What Marie Antoinette Wore to the Revolution

by Caroline Weber

Pub Date: Oct. 1st, 2006
ISBN: 0-8050-7949-1
Publisher: Henry Holt

Marie Antoinette’s extravagant sartorial style represented the height of French fashion in the 18th century, even as it provided her myriad enemies with symbols potent enough to help foment the monarchy’s overthrow.
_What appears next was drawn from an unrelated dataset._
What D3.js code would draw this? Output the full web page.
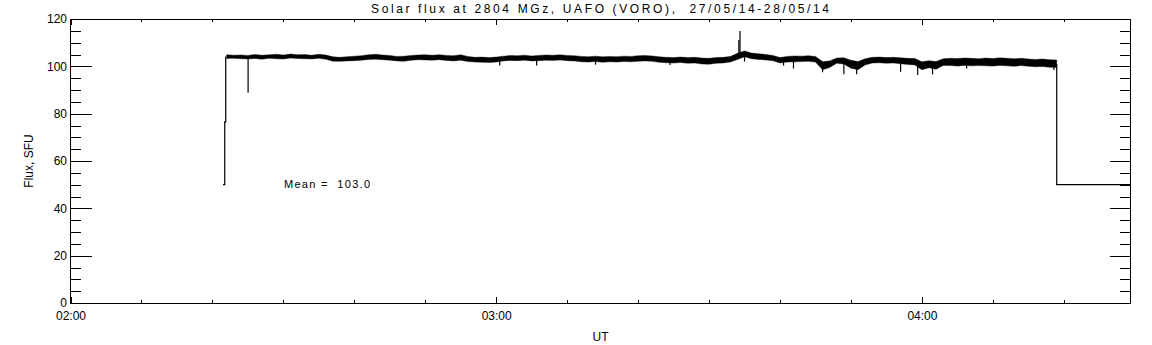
<!DOCTYPE html>
<html>
<head>
<meta charset="utf-8">
<script src="https://cdn.jsdelivr.net/npm/d3@7"></script>
<style>
  body { margin: 0; background: #fff; }
  text { font-family: "Liberation Sans", Arial, sans-serif; fill: #000; white-space: pre; }
</style>
</head>
<body>
<svg id="chart" width="1152" height="345"></svg>
<script>
// time is in minutes after 02:00 UT, flux in SFU
var xEndMinutes = 149.4;
var xMajorMinutes = [0, 60, 120];
var xTickLabels = ["02:00", "03:00", "04:00"];
var xMinorMinutes = [10, 20, 30, 40, 50, 70, 80, 90, 100, 110, 130, 140];
var yMajor = [0, 20, 40, 60, 80, 100, 120];
var yMinor = [5, 10, 15, 25, 30, 35, 45, 50, 55, 65, 70, 75, 85, 90, 95, 105, 110, 115];

// receiver switched on: 50 -> ~76 -> ~104
var onsetT = [21.5, 21.74, 21.74, 21.88, 21.88];
var onsetV = [50, 50, 76.5, 76.5, 104.2];

// one sample per minute from 02:22 to 04:19, upper and lower edge of the noisy trace
var bandStart = 22;
var fluxHi = [
  104.9, 104.7, 104.8, 104.6, 105.0, 104.7, 104.9, 105.1, 104.8, 105.2, 104.9, 105.0, 104.7, 105.1, 104.8,
  104.0, 103.8, 104.1, 104.3, 104.5,
  104.9, 105.1, 104.8, 104.6,
  104.2, 104.3, 104.6, 104.8, 104.9, 104.7, 104.9, 104.6,
  104.5, 104.9, 104.2, 103.8, 103.9, 103.7, 103.9, 104.3, 104.6, 104.5, 104.7, 104.4, 104.6, 104.8, 104.7,
  104.9, 104.6, 104.5, 104.2, 104.1, 104.3, 104.0, 104.2, 104.1, 104.3, 104.2, 104.5, 104.6, 104.4, 104.0,
  103.8, 103.7, 103.9,
  103.7, 103.8, 103.5, 103.4, 103.7, 103.8, 104.2,
  105.5, 106.5, 105.6, 105.3, 105.0, 104.6,
  103.7, 104.2, 104.4, 104.3, 104.5, 104.2, 102.0, 102.3, 103.5, 103.6, 102.6, 102.0, 103.2, 103.8, 103.9,
  103.7, 103.8, 103.6, 103.4, 103.3, 101.9, 102.4, 102.0, 103.2, 103.4, 103.3, 103.5, 103.4, 103.2, 103.5,
  103.3, 103.6, 103.4, 103.2, 103.4, 103.1, 102.9, 103.1, 102.8, 102.7
];
var fluxLo = [
  103.3, 103.4, 103.2, 103.1, 103.3, 103.0, 103.4, 103.2, 103.1, 103.5, 103.3, 103.2, 103.1, 103.4, 103.0,
  102.2, 102.1, 102.3, 102.4, 102.6,
  102.9, 103.0, 102.8, 102.6,
  102.3, 102.1, 102.6, 102.8, 102.7, 102.6, 102.8, 102.5,
  102.3, 102.6, 102.0, 101.8, 101.7, 101.6, 101.8, 102.3, 102.5, 102.4, 102.6, 102.3, 102.4, 102.6, 102.5,
  102.7, 102.4, 102.3, 101.9, 101.8, 102.0, 101.7, 101.9, 101.8, 102.0, 101.9, 102.2, 102.3, 102.1, 101.7,
  101.5, 101.4, 101.6,
  101.3, 101.4, 101.0, 100.9, 101.3, 101.4, 101.8,
  102.9, 104.0, 103.2, 102.9, 102.7, 102.4,
  101.4, 101.8, 101.9, 102.0, 102.1, 101.8, 98.6, 99.5, 101.3, 101.0, 99.2, 98.6, 100.6, 101.4, 101.5,
  101.3, 101.4, 101.1, 100.8, 100.6, 98.6, 99.4, 98.8, 100.4, 100.3, 100.1, 100.4, 100.2, 100.3, 100.2,
  100.1, 100.4, 100.2, 100.0, 100.3, 100.0, 99.8, 99.9, 99.6, 99.5
];

// short excursions (needles) off the trace
var spikeT = [25.03, 60.5, 65.7, 74.0, 84.5, 94.2, 94.36, 95.0, 100.5, 101.9, 106.0, 109.0, 110.8, 117.0, 119.4, 121.5, 126.3, 138.6];
var spikeV = [88.8, 100.3, 100.3, 100.7, 100.6, 111.1, 114.9, 102.0, 100.3, 99.1, 97.5, 96.7, 96.7, 97.7, 96.3, 96.6, 99.1, 98.4];

// end of the session: drop back to 50
var dropT = [139.0, 139.0, xEndMinutes];
var dropV = [101.0, 50, 50];

var meanLabel = "Mean =  103.0";

var svg = d3.select("#chart");
var plotLeft = 70.5, plotRight = 1130.5, plotTop = 19, plotBottom = 303;

var x = d3.scaleLinear().domain([0, xEndMinutes]).range([plotLeft, plotRight]);
var y = d3.scaleLinear().domain([0, 120]).range([plotBottom, plotTop]);

function styleAxis(g) {
  g.select(".domain").remove();
  g.selectAll("line").attr("stroke", "#000").attr("shape-rendering", "crispEdges");
  g.selectAll("text").attr("font-size", 12).attr("fill", "#000")
    .attr("font-family", "'Liberation Sans', Arial, sans-serif");
}

// bottom and top axes
svg.append("g").attr("transform", "translate(0," + plotBottom + ")")
  .call(d3.axisBottom(x).tickValues(xMajorMinutes).tickSize(-6).tickPadding(8.5)
    .tickFormat(function (d, i) { return xTickLabels[i]; }))
  .call(styleAxis);
svg.append("g").attr("transform", "translate(0," + plotBottom + ")")
  .call(d3.axisBottom(x).tickValues(xMinorMinutes).tickSize(-3).tickFormat(""))
  .call(styleAxis);
svg.append("g").attr("transform", "translate(0," + plotTop + ")")
  .call(d3.axisTop(x).tickValues(xMajorMinutes).tickSize(-6).tickFormat(""))
  .call(styleAxis);
svg.append("g").attr("transform", "translate(0," + plotTop + ")")
  .call(d3.axisTop(x).tickValues(xMinorMinutes).tickSize(-3).tickFormat(""))
  .call(styleAxis);

// left and right axes
svg.append("g").attr("transform", "translate(" + plotLeft + ",0)")
  .call(d3.axisLeft(y).tickValues(yMajor).tickSize(-21).tickPadding(3.5).tickFormat(d3.format("d")))
  .call(styleAxis);
svg.append("g").attr("transform", "translate(" + plotLeft + ",0)")
  .call(d3.axisLeft(y).tickValues(yMinor).tickSize(-10.5).tickFormat(""))
  .call(styleAxis);
svg.append("g").attr("transform", "translate(" + plotRight + ",0)")
  .call(d3.axisRight(y).tickValues(yMajor).tickSize(-21).tickFormat(""))
  .call(styleAxis);
svg.append("g").attr("transform", "translate(" + plotRight + ",0)")
  .call(d3.axisRight(y).tickValues(yMinor).tickSize(-10.5).tickFormat(""))
  .call(styleAxis);

svg.append("rect")
  .attr("x", plotLeft).attr("y", plotTop)
  .attr("width", plotRight - plotLeft).attr("height", plotBottom - plotTop)
  .attr("fill", "none").attr("stroke", "#000").attr("shape-rendering", "crispEdges");

// the trace
var line = d3.line().x(function (d) { return x(d[0]); }).y(function (d) { return y(d[1]); });

svg.append("path")
  .datum(onsetT.map(function (t, i) { return [t, onsetV[i]]; }))
  .attr("d", line).attr("fill", "none").attr("stroke", "#000").attr("stroke-width", 1.2);

var band = fluxHi.map(function (h, i) { return { t: bandStart + i, hi: h, lo: fluxLo[i] }; });
var area = d3.area()
  .x(function (d) { return x(d.t); })
  .y0(function (d) { return y(d.lo); })
  .y1(function (d) { return y(d.hi); });
svg.append("path").datum(band).attr("d", area)
  .attr("fill", "#000").attr("stroke", "#000").attr("stroke-width", 0.4);

function bandMid(t) {
  var i = Math.max(0, Math.min(band.length - 1, Math.round(t - bandStart)));
  return (band[i].hi + band[i].lo) / 2;
}
svg.append("g").selectAll("line")
  .data(spikeT.map(function (t, i) { return [t, spikeV[i]]; }))
  .enter().append("line")
  .attr("x1", function (d) { return x(d[0]); })
  .attr("x2", function (d) { return x(d[0]); })
  .attr("y1", function (d) { return y(bandMid(d[0])); })
  .attr("y2", function (d) { return y(d[1]); })
  .attr("stroke", "#000").attr("stroke-width", 1.2);

svg.append("path")
  .datum(dropT.map(function (t, i) { return [t, dropV[i]]; }))
  .attr("d", line).attr("fill", "none").attr("stroke", "#000").attr("stroke-width", 1.2);

// texts
svg.append("text").attr("x", 600).attr("y", 13).attr("text-anchor", "middle")
  .attr("font-size", 12).attr("textLength", 458).attr("lengthAdjust", "spacing")
  .text("Solar flux at 2804 MGz, UAFO (VORO),  27/05/14-28/05/14");
svg.append("text").attr("x", 284).attr("y", 188)
  .attr("font-size", 11).attr("textLength", 86).attr("lengthAdjust", "spacing")
  .text(meanLabel);
svg.append("text").attr("x", (plotLeft + plotRight) / 2).attr("y", 341).attr("text-anchor", "middle")
  .attr("font-size", 12).text("UT");
svg.append("text").attr("transform", "translate(33," + (plotTop + plotBottom) / 2 + ") rotate(-90)")
  .attr("text-anchor", "middle").attr("font-size", 12).text("Flux, SFU");
</script>
</body>
</html>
Weber (French/Barnard Coll.) has written previously about the revolutionary period (Terror and Its Discontents, 2003, not reviewed), and her comprehensive, entertaining latest work suggests that she has studied just about every other important history—academic and popular—covering the reign of Louis XVI and his controversial consort. Although there is probably little new to say about this unhappy couple, their story will forever engage with its unparalleled combination of haute lifestyle and unspeakable violence. (Mercifully, the author keeps the king’s and queen’s executions offstage.) Weber focuses on Marie Antoinette’s clothing, emblematic of her sense of style, her outrageous expenditures and her tragic inability to comprehend the public’s perceptions of her and her excesses. Weber’s task is made difficult by two factors. First, virtually none of this clothing now exists, having been destroyed by angry mobs or stolen by souvenir-hunters. So we are left with contemporaneous written descriptions, portraits and parodies. Second, the story of the young queen’s rise and fall is so engrossing that Weber sometimes finds it hard to turn our attention away from history’s explosions to look at her subject’s latest ridiculous pouf or silk-and-satin extravagance. This ultimately serves, then, as yet another biography of Marie Antoinette, another history of the French Revolution. Still, the fashion segments are fun to read and researched with consummate attention to detail, as 80 pages of endnotes certify. When the royal couple is finally imprisoned, the author does a splendid job of explaining how their political fall was mirrored in their dress. Her account of the queen’s final appearance—all in glorious white—on the ride to the guillotine carries enormous poignancy.

A briskly written account of a time when high fashion took death’s hand and danced.